Alright, Wii Fitness, we need to talk because you are seriously pissing me off. For reals. First you take my wife away on Sunday morning so she can buy you without any regard for the fact that Sunday is one of the few mornings I get to kick back and relax without having to cater to all of my kid’s needs thanks to my wife being around…but then you come into my home…into MY MOTHERTRUCKIN’ HOME…and make me exercise? Who do you think you are, Wii Fitness? Really?

Oh, and I hate to break it to you, but you don’t look nearly as cute as you think you do in this box. In fact I think it actually makes you look fat…
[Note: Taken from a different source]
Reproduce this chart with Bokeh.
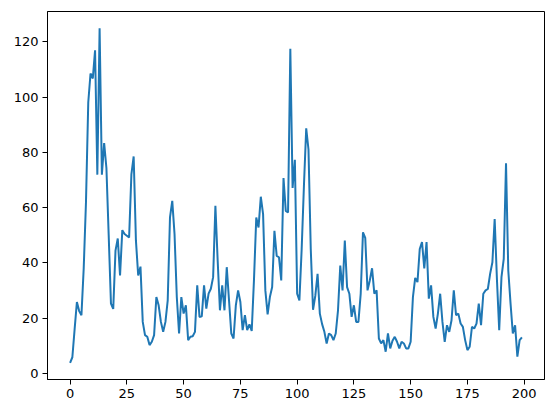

And then…AND THEN….when I step on the machine to be weighed it lets out an “Oooh!” like I am so fucking fat that I’m hurting an inanimate object. Really? Is that supposed to motivate me to lose weight, Wii Fitness? Which one of your asshole programmers thought up that gem of a feature? Probably the fat, balding dude in the Star Wars T-shirt eating a goddamn donut!!!! Well, I don’t find it funny, Star Wars Boy! I’ve had sex! Have you? Doubtful! So keep programming your little jokes, funny guy!

Oh, but I’m not done. You then say you’re going to “calculate” my fitness age based on how steady I can stand on your stupid board…and you…YOU…have the nerve to say my body is FIFTY-FREAKING-FIVE years old. I don’t think so! I may be out of shape, but my body isn’t old enough to remember the Eisenhower administration, you jerk.

Last but not least your little hussy slut of a trainer chick on screen asked me if I wanted to watch her from the front or behind when she demonstrated a Yoga pose that puts her on all fours. I, being a man, said, “Heh. From behind, honey!” then turned to see my wife was less than pleased. Now, because I made a sexist comment about the computer graphic woman you made I’m in trouble with the wife? It’s not even a REAL WOMAN!!! I mean, shit, I way would have preferred to get in trouble for flirting with a hot waitress or something. At least she would have been real, and not belittled me for not being able to do a stupid yoga move!

In conclusion, you better start telling me I am all things fabulous or you are not gonna like it around here. I’m not threatening you or nothing, but things have been known to be broken around these parts. Just ask our scale. Capeesh?